- [INFORMATION SUPPLIED]
---*---

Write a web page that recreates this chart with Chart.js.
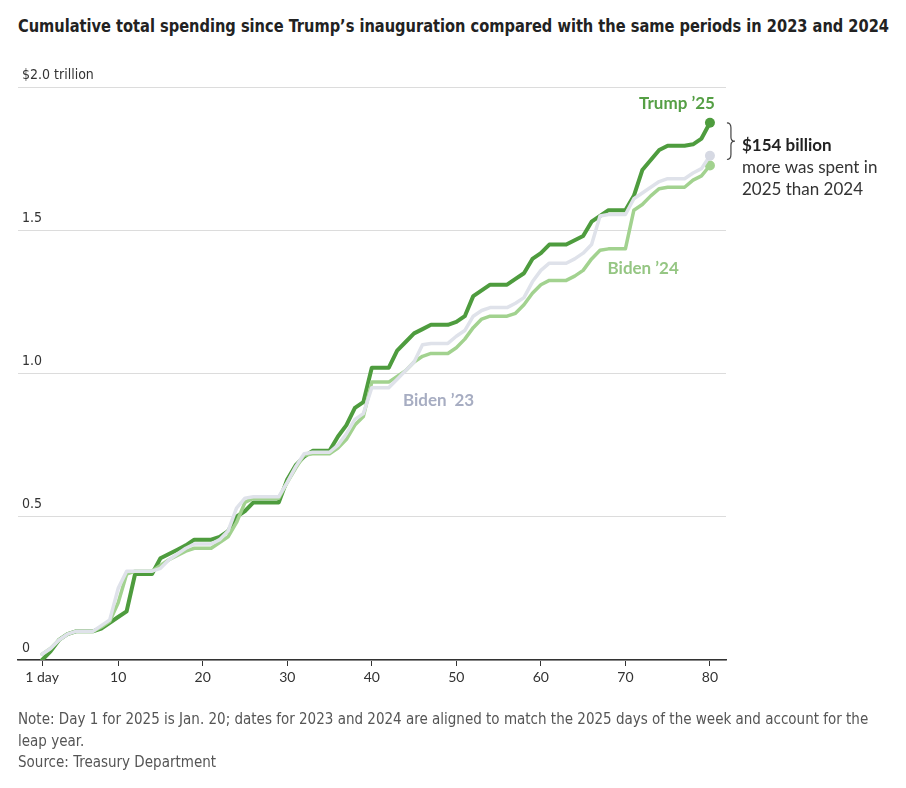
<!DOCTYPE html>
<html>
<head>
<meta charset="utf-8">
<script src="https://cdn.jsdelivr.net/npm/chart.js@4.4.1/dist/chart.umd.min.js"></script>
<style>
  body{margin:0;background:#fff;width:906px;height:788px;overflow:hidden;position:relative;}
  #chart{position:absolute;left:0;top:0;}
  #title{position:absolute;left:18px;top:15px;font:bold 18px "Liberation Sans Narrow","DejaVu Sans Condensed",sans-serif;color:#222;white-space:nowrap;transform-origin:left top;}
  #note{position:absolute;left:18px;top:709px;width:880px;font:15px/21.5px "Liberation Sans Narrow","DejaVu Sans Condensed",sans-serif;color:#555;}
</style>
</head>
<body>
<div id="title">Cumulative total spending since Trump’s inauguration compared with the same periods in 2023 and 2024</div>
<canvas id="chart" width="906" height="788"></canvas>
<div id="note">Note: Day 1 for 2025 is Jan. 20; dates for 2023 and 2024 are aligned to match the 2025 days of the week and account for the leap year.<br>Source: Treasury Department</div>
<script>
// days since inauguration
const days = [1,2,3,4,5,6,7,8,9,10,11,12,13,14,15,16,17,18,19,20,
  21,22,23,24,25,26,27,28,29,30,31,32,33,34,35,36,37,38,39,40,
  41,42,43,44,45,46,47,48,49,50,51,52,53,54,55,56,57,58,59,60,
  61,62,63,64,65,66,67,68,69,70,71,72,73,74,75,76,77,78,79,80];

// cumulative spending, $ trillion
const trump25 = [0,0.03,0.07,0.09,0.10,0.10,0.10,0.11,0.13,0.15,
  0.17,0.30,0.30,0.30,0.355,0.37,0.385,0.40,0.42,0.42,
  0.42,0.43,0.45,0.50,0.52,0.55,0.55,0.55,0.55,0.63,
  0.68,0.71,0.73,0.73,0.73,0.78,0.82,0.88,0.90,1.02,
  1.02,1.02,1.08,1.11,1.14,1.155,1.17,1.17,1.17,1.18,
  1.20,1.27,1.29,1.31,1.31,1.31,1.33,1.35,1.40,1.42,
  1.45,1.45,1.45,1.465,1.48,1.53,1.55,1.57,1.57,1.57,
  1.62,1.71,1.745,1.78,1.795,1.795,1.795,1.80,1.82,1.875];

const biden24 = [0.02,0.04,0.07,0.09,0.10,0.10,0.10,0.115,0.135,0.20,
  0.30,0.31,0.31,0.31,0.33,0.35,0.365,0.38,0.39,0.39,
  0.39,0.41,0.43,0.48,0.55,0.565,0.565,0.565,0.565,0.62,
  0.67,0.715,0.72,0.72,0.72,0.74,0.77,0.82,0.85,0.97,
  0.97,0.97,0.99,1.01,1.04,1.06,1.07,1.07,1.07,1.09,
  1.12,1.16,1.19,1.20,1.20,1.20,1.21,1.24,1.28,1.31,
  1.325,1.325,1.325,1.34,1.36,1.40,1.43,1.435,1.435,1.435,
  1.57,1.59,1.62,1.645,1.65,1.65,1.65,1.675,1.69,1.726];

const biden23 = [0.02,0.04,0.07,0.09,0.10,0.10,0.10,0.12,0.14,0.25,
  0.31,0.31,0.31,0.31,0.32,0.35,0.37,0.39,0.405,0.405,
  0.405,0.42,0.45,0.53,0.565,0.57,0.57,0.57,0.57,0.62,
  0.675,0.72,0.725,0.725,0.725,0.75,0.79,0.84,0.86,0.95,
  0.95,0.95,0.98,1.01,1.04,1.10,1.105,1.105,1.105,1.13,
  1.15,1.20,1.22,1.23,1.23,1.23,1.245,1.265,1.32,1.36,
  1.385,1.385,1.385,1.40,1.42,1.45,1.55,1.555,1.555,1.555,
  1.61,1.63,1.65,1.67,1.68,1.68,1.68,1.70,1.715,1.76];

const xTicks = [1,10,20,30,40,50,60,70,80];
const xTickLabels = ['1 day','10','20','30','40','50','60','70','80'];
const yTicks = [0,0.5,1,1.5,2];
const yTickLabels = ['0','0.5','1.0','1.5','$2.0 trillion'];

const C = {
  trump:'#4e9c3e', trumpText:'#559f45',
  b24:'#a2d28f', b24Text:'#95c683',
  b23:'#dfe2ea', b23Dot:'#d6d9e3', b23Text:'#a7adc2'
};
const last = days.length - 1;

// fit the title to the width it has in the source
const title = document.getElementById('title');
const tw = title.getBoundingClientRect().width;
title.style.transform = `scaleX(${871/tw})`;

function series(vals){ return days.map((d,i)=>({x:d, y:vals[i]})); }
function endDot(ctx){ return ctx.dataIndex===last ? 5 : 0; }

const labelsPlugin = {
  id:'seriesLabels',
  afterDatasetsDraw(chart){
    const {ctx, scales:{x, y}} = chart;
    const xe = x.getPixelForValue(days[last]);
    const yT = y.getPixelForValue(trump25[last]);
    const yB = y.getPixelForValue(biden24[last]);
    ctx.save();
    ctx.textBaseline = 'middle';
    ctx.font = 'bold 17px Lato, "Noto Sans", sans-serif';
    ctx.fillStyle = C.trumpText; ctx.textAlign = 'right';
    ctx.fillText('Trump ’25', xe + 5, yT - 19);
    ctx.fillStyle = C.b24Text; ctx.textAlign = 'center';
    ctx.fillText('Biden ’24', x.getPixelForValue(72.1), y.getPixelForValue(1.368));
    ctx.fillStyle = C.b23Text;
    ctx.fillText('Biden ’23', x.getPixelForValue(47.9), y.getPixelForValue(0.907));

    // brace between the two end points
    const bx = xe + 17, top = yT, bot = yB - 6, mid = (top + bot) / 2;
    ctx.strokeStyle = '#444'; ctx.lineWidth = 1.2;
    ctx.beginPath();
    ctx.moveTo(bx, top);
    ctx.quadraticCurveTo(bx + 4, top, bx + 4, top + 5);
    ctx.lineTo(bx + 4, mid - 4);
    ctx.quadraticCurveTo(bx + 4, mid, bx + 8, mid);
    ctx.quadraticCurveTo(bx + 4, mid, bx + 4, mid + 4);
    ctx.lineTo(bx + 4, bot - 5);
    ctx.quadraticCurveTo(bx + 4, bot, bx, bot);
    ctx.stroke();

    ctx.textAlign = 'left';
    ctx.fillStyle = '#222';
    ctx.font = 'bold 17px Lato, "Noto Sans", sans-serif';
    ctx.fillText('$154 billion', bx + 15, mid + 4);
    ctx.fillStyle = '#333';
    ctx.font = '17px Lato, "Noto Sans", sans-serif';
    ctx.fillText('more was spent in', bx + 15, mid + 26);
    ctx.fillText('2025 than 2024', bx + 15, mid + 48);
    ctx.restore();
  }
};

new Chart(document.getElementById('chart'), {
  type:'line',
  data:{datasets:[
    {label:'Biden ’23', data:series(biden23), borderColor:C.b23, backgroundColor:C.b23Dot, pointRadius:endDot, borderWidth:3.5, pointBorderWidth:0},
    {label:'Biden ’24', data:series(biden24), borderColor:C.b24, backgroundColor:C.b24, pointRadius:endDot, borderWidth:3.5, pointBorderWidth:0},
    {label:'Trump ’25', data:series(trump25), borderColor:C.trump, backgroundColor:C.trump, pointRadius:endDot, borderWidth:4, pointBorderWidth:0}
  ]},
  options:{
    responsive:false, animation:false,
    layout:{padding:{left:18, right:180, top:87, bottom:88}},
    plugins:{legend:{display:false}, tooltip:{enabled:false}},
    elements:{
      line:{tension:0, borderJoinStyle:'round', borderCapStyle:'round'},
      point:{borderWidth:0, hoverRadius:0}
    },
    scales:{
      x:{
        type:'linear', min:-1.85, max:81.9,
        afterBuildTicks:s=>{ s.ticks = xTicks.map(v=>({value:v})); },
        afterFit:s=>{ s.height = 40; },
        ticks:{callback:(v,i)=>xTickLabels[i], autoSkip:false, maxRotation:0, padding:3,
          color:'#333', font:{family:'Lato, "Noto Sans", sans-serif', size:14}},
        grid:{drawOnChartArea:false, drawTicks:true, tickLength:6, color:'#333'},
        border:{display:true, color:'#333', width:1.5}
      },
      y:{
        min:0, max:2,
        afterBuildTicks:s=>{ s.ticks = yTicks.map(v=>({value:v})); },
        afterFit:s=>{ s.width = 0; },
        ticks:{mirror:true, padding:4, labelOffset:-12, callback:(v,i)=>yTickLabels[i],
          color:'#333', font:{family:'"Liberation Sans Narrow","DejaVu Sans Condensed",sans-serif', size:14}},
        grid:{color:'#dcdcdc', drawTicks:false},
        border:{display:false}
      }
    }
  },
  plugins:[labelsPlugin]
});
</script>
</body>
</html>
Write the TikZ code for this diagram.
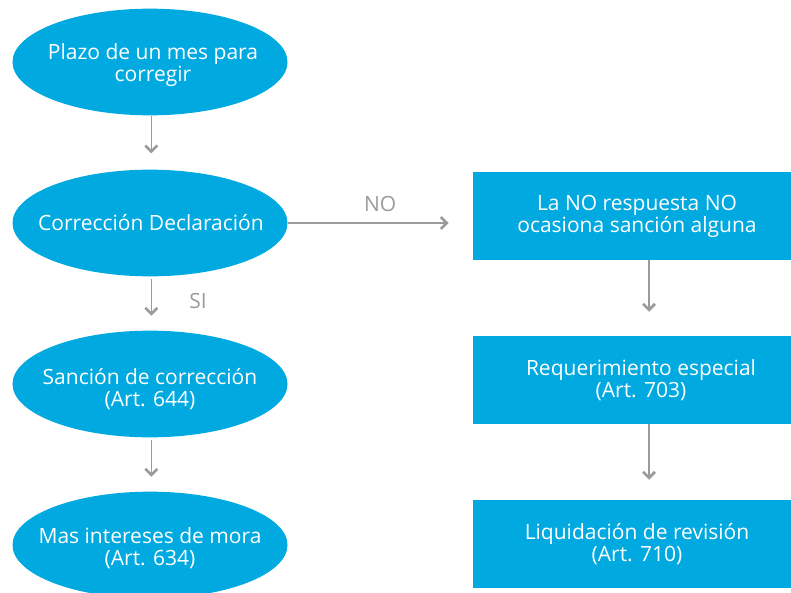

---*---

- [WHAT YOU WILL DO]
Among the lines of the data, identify those with the word "this". Copy each of them.

- [RESPONSE]
Write a web page that recreates this chart with Chart.js.
Write the TikZ code for this diagram.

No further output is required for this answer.